Nadja Rakowitz, Jürgen Behre und Christoph Görg referierten in ihren Beiträgen über Schmidts Beitrag zum Thema „Natur und Gesellschaft“ beziehungsweise zur gesellschaftlich-historischen Formierung der Naturverhältnisse und damit deren politisch-herrschaftliche Durchdringung. Nadja Rakowitz wie insbesondere Christoph Görg warnten davor, Natur in Gesellschaft aufgehen zu lassen, und bestanden auf der Eigengesetzlichkeit der Natur wie auf der Krisenhaftigkeit des gesellschaftlichen Stoffwechsels mit der Natur – jenseits von Klima-Alarmismus und Romantisierung der Natur.

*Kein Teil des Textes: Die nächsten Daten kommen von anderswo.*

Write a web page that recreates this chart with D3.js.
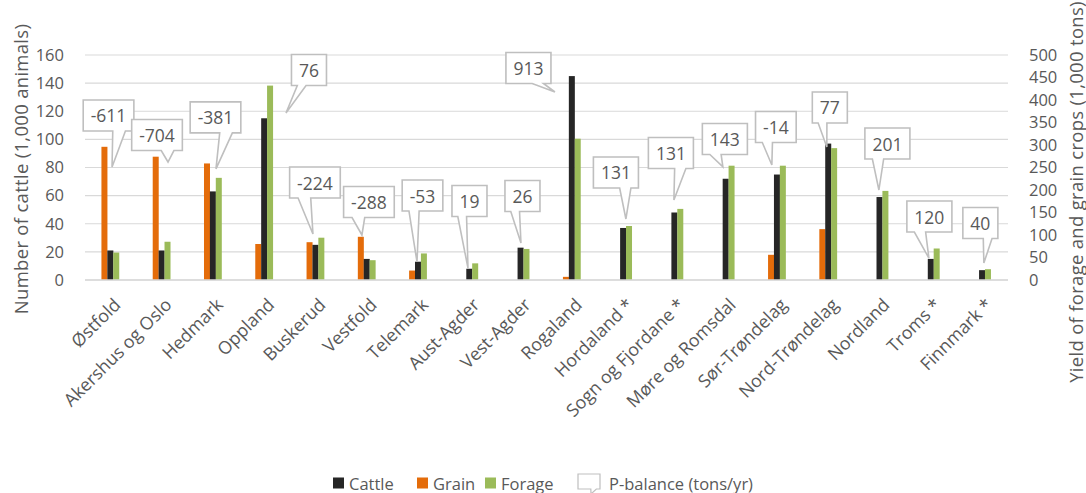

Abschließend boten Hans-Georg Backhaus, der Doyen der Marx’schen Wertform- und Geldanalyse, und Hermann Kocyba, ein kritischer Schüler Alfred Schmidts, eine muntere Debatte darüber, was Kritik heute bedeutet und was sie zu leisten vermag. Während Backhaus einer gleichsam linientreuen Fortschreibung der Marx’schen Kritik das Wort redete, verwies Kocyba darauf, dass die Vertreter der Kritischen Theorie immer ein Clan ohne unité de doctrine waren: Das theoretische Fundament der Kritik und deren Reichweite blieben immer offen.